Keeping data sustainable
Nordic areas are also popular regions to set up data centres, Day says, because investors can create more sustainable data centres. As a result of temperate climates in the region, less energy is used in cooling the infrastructure, which drives down costs. It is also easier to access to renewable energy sources to power these assets. “Data centres burn loads of power, and it’s one of the most expensive operating costs for data centres,” he says. “Picking a site or a location that means that you don’t need to use as much power [for] cooling, or you can leverage better renewable energy at a cost-effective rate, is attractive.”
Power consumption of these assets is big. But as property comes under increasing pressure to reduce its carbon emissions (according to UN estimates, the sector accounts for 30% of all global carbon emissions), could the sector have a battle on its hands?
Winterson thinks not. When businesses choose to digitise a physical process – for example, replacing CDs for Spotify – you cut the energy used in making a physical product by “numbers as high as 20:1”, according to Winterson. Digitising physical products or services also removes the need for transportation, again radically cutting down carbon emissions.
“Yes, we consume a lot of electricity, and yes we consume it in cities which are typically tight on electricity,” he says. “But when you look at the big picture, the savings involved in using these services versus not, is immense. If I did not believe this, I would not work with this company. I fundamentally believe that a key solution to sustainability is the rapid digitisation of business.”
For Winterson, data centres truly are the key to the future. And with sky-high demand, we will only see investment continue, especially as more investors look to form joint ventures. The question is: who will we see join forces to pump cash into this space next?
Mega structures: three of the world’s biggest data centres
Kolos Data Centre, Norway
Size: 6.5m sq ft
The largest data centre in Europe is also the largest in the world to be 100% powered by renewable energy sources taking advantage of Norway’s hydroelectric infrastructure.

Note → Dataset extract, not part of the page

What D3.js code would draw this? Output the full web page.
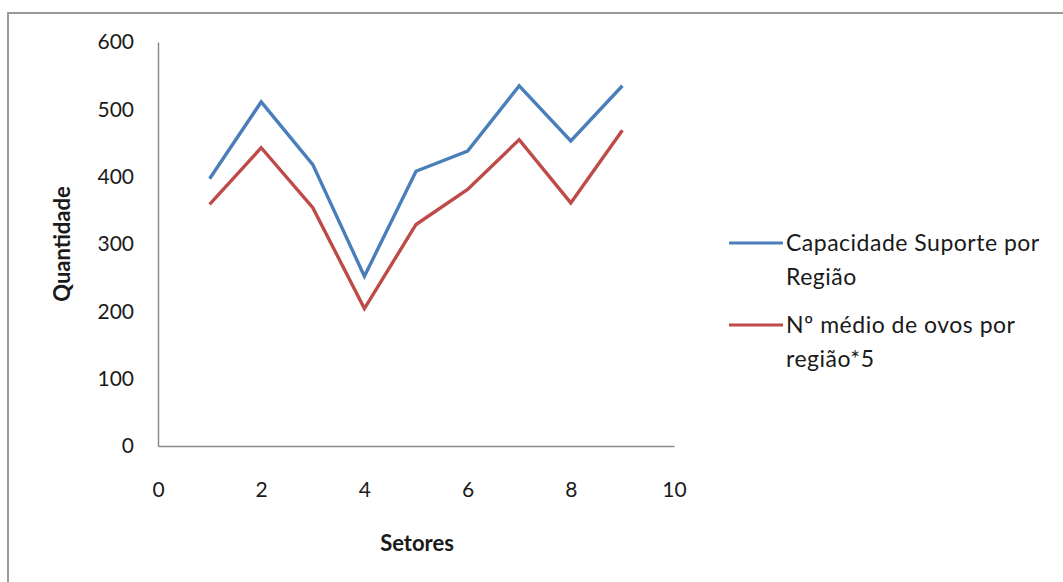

China Telecom Data Centre, China
Size: 10.7m sq ft
Located in the Inner Mongolia Information Park this is the largest data centre in the world spanning 10.7m sq ft. It is also the most expensive data centre in the world, the facility is reported to have cost over $3bn to complete. At an altitude of 1050 metres, the average temperature is 6°C (42.8°F) meaning this centre can offer “free air cooling for up to eight months a year”.
The Citadel, US
Size: 7.2m sq ft
The Citadel, still awaiting completion, lies near Reno in the North of Nevada. The facility covers 7.2m sq ft and, when fully operational, will consume 650 megawatts of power.